Represented are 29 little-known and under-used woody plants of exceptional merit promoted by the Pennsylvania Horticultural Society in their “Gold Medal” award program.
There are 32 courtyard gardens, each unique, designed by outstanding landscape architects or horticulturists from the staff of the Morris Arboretum. All courtyards are connected to the Community Building by glass-enclosed covered walkways, and thus are accessible in inclement weather and by wheelchair.

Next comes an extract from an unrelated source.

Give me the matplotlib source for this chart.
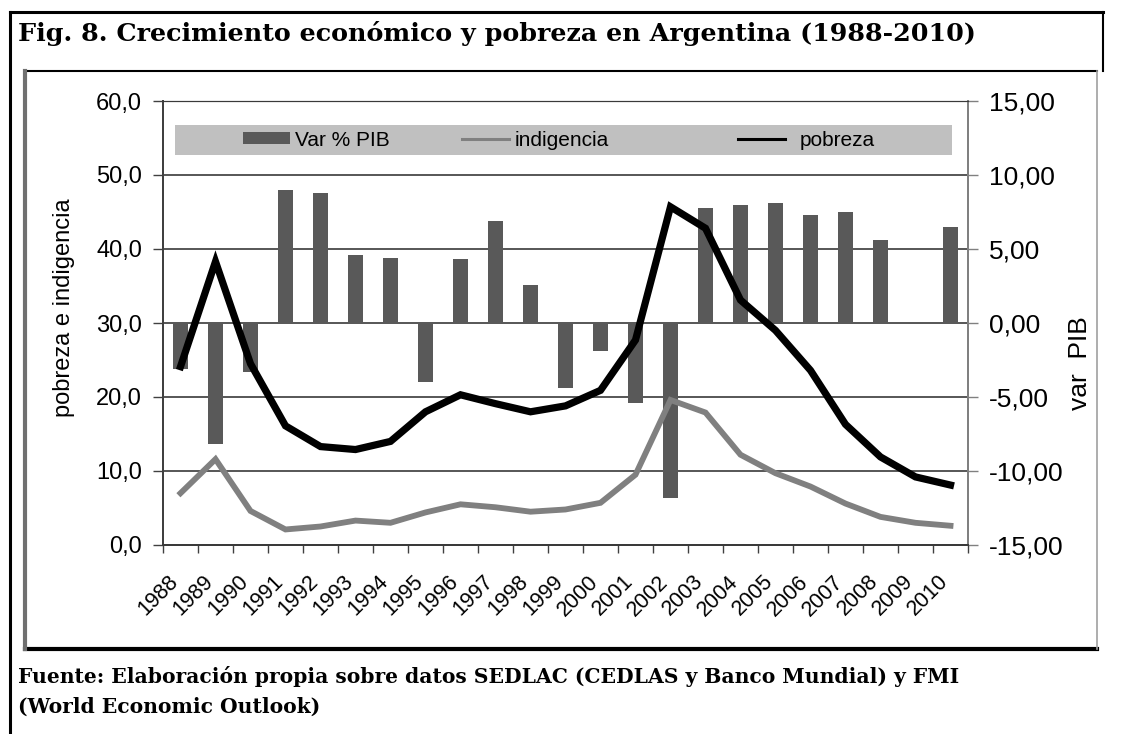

Private Gardens (and Birds).
On both campuses, every residential unit is at ground level and everyone in residential living has the opportunity to create a garden. Many gardens bring butterflies, birds (and bunnies). It was 33° on January 9, the day of the 2013 bird census on the Medford Campus; 26 species and 275 birds were seen. It was 60° on January 14 for the Lumberton Campus bird census; 28 species and 710 birds were seen — many of them Canada Geese flying overhead. There’s lots more information on the Birders website
On the Medford campus it’s called “The Farm” and at Lumberton it’s the “Community Garden.” The 2011 photo essay “Down on the Farm”

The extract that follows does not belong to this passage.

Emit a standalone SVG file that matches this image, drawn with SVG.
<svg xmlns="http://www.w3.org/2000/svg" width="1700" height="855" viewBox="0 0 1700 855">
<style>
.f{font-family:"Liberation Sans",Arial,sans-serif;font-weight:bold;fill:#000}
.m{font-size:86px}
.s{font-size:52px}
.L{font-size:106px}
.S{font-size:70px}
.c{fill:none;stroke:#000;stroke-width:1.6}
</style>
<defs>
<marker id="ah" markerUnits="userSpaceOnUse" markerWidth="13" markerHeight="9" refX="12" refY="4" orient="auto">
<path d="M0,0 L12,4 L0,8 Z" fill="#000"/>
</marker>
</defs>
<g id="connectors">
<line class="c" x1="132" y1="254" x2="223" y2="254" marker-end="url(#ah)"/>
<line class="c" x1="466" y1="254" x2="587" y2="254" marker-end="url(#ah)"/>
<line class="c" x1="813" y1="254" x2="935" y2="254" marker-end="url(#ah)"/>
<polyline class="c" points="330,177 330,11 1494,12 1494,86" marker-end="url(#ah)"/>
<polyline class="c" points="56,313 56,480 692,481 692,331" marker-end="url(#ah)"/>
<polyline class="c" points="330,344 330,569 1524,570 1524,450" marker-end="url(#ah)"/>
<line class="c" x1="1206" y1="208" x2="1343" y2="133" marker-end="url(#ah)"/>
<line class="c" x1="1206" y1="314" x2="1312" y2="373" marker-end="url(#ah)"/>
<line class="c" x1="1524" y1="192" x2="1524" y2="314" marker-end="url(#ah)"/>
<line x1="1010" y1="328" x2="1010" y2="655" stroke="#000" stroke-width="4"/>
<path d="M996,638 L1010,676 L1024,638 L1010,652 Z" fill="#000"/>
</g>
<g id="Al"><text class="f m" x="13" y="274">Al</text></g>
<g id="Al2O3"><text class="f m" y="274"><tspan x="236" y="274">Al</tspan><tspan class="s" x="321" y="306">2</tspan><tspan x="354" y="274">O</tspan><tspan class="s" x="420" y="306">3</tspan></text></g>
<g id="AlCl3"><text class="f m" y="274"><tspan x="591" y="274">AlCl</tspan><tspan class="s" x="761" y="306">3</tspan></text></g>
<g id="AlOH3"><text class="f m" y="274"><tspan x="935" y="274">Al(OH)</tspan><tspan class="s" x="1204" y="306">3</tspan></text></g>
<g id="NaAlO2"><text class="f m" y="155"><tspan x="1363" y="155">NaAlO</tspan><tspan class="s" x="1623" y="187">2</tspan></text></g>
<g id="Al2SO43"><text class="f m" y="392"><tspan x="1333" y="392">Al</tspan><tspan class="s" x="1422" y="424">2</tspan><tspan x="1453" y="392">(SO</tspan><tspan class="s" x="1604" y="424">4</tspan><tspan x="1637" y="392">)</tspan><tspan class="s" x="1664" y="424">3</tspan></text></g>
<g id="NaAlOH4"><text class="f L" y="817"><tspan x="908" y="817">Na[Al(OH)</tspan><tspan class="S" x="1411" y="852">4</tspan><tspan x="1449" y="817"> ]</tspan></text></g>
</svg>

provides text and photos about Spring Planting and Harvest Time. The Master Gardeners of Burlington County have a large plot at Medford Leas, one of ten they maintain throughout the county. Last year, they produced 1,165 pounds of vegetables for an array of food banks, 85 percent of which came from their Medford Leas plot.

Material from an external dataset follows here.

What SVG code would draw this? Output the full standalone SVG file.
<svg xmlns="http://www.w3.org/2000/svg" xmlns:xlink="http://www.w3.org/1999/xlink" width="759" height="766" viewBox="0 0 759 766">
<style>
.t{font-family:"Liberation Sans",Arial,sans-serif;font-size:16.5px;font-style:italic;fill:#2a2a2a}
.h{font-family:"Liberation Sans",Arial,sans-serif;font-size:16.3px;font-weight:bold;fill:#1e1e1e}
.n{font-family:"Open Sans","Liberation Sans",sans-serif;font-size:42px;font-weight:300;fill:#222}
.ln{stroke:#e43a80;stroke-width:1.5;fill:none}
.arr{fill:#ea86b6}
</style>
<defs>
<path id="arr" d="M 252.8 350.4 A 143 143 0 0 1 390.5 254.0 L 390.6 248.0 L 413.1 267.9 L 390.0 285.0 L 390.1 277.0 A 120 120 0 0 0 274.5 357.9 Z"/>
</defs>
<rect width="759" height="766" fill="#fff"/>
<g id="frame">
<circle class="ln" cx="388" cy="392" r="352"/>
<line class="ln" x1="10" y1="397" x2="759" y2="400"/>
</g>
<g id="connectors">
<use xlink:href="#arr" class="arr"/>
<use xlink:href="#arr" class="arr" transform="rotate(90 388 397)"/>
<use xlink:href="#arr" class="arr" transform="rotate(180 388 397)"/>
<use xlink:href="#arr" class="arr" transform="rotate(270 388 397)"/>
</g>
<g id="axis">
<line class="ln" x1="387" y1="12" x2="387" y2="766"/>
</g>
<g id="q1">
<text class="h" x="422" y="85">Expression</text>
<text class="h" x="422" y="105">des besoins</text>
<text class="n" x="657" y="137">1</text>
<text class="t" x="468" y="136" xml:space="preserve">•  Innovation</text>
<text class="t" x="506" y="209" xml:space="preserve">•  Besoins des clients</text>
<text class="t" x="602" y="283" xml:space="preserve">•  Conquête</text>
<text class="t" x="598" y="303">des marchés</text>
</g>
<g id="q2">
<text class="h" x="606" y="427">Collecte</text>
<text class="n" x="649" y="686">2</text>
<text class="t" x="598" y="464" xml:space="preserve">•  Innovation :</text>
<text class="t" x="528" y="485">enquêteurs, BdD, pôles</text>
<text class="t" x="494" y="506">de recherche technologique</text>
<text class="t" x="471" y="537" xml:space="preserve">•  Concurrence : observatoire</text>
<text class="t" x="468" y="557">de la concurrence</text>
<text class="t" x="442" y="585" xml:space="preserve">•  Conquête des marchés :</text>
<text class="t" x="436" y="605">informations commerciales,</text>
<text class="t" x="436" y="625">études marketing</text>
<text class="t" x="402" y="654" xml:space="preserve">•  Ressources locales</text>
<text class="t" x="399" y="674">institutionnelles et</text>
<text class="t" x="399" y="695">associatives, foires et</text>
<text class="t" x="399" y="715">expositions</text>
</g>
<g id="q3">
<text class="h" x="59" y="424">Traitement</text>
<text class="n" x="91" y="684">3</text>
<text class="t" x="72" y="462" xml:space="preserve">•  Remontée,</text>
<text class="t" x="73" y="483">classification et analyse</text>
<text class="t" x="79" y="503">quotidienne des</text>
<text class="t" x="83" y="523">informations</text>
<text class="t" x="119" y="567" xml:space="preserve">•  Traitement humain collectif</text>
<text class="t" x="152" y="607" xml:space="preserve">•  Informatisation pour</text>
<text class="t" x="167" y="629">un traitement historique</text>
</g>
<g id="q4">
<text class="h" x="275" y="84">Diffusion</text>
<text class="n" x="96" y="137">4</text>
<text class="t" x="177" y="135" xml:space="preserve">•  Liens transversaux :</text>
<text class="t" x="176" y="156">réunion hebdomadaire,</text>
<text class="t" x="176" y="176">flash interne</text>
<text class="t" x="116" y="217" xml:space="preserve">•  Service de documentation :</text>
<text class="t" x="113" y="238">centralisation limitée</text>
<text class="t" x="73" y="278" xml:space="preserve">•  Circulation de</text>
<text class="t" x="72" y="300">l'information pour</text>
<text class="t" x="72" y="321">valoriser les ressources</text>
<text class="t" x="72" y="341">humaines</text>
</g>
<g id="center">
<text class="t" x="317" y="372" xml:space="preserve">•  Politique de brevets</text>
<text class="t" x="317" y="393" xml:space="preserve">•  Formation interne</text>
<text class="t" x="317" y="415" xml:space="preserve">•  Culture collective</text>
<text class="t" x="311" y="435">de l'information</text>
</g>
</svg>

Katzell Grove, on the Medford campus, provides an accessible off-road walkway through a grove with 48 trees of 14 different species, almost all of them native to this area. Named after the benefactors, Ray and Kitty Katzell, the grove was first planted in November, 2002, and then made over in 2013 with more trees, the walkway, and benches.
Meditation Garden, also on the Medford campus, is a special location where residents may choose to have their ashes placed. It is a living memorial to former residents and a quiet spot for meditation and inspiration for current residents. There is a book in the Library that lists the names of former residents whose ashes have been placed in the Meditation Garden.